Directions:
Take each line containing the word "React" and copy it.

# # # # # # #

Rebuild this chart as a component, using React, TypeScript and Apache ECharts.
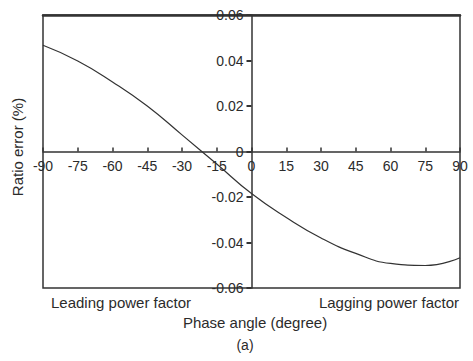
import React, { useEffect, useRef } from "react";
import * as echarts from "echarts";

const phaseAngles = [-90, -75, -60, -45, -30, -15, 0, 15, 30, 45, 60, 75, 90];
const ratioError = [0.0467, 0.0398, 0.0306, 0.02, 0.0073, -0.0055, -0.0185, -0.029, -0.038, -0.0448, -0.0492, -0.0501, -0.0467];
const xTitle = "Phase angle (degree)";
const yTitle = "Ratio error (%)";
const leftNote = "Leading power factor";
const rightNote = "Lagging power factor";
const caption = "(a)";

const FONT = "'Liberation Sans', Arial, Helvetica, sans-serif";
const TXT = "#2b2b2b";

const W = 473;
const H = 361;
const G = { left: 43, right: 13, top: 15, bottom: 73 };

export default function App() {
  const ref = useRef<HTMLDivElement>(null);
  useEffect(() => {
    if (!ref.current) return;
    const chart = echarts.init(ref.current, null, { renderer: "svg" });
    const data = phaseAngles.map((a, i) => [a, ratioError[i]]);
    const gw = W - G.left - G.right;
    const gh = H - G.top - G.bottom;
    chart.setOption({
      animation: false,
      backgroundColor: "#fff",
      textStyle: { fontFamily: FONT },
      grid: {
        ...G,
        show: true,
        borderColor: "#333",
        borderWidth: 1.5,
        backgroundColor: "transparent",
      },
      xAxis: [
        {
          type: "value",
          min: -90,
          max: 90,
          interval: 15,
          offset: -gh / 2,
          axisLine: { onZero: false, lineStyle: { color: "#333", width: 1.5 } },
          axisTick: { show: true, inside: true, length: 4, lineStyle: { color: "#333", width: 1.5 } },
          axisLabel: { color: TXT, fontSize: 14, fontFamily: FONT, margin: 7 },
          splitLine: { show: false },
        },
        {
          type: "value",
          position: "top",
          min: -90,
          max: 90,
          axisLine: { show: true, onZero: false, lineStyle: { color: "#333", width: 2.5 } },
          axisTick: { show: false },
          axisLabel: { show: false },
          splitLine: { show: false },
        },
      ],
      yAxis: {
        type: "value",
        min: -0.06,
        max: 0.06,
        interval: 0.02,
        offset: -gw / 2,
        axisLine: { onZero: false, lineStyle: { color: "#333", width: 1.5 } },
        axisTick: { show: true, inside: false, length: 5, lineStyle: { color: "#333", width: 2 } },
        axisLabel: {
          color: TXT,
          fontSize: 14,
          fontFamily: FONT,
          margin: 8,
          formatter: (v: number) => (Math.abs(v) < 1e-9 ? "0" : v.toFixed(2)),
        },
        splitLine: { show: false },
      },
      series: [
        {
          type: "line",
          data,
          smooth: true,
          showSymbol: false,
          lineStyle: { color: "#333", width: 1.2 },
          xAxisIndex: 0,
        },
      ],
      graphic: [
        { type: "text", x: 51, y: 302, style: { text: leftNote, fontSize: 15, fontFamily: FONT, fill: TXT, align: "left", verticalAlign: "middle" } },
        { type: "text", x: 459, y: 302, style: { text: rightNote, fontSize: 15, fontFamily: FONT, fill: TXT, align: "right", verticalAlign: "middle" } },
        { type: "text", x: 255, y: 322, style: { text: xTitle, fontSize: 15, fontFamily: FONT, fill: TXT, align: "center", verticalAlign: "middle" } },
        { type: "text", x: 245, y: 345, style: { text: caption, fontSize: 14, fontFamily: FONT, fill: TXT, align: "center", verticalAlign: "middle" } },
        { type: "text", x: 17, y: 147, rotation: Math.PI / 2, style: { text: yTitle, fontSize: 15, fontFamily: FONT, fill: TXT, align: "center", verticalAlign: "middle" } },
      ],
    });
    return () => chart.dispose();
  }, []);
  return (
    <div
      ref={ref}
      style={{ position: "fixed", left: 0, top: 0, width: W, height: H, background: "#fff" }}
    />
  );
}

# # # # # # #

The output:
Rebuild this chart as a component, using React, TypeScript and Apache ECharts.
import React, { useEffect, useRef } from "react";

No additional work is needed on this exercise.